Nuclear Fusion Experiment Marks First Success

A nuclear fusion experiment in Germany marked its first success as the scientists involved managed to create a nuclear fusion plasma which lasted for just a fraction of a second.

The Associated Press reported that following nine years of construction and testing, researchers at the Max Planck Institute for Plasma Physics in Greifswald decided to go ahead with the injection of a tiny amount of hydrogen into a doughnut-shaped device, which resulted in the plasma creation. The plasma formed for just a fraction of a second and the scientists hope that by 2026 they will be able to keep it stable for 30 minutes.

Overall, there is long way to go before the scientific community manages to harness the energy deriving from nuclear fusion.

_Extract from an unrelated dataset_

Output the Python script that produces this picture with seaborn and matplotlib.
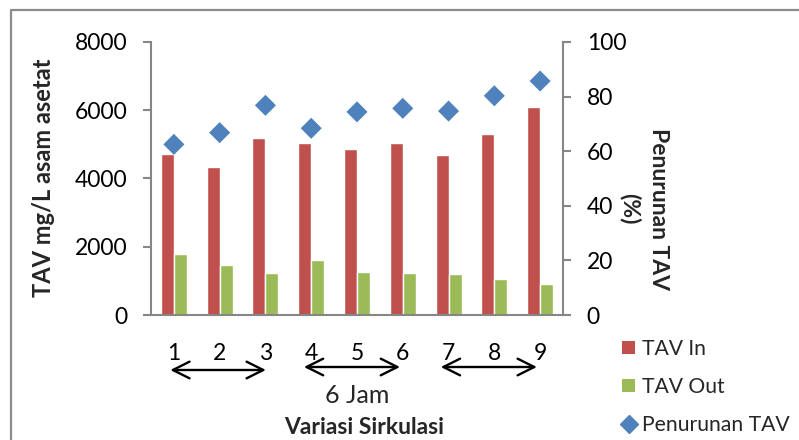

In case of a breakthrough, then the current international status quo will structurally change, as huge amounts of clean energy can derive from the nuclear fusion.

The most well-known body "working” with nuclear fusion is the Sun. Fusion occurs constantly on the brightest star. According to Popular mechanics website, the Sun produces most of its energy via the nuclear fusion of hydrogen into helium. When nuclei fuse, they create a heavier nucleus and produce a little leftover energy in the process.

However, the problem for the scientists is that they can’t find a material able to withstand the heat that the plasma produces and they also need to find a way to produce energy which will cover the high cost of the electricity needed to heat the chamber.

At present, two main experimental approaches are being studied: magnetic confinement and inertial confinement. The first method uses strong magnetic fields to contain the hot plasma and the second involves compressing a small pellet containing fusion fuel to extremely high densities using strong lasers or particle beams.

At the Max Planck Institute, fusion reaction occurred in adoughnut-shaped chamber and the plasma was locked inside the vacuum chamber by magnetic fields, mimicking the pressure of the sun’s core.

"Everything went well today,” said Robert Wolf, a senior scientist involved with the project. "With a system as complex as this you have to make sure everything works perfectly and there’s always a risk,” he said.

Among the difficulties is how to cool the complex arrangement of magnets required to keep the plasma floating inside the device, Wolf said. Over the coming years the scientists hope that they will slowly increase the temperature and duration of the plasma with the goal of keeping it stable for 30 minutes. "If we manage 2025, that’s good. Earlier is even better,” Wolf said.

Even though a science fusion breakthrough will be a historic event for mankind, there are scientists who claim that harnessing power from nuclear fusion is expensive and impossible and states should use the available resources in other more feasible projects.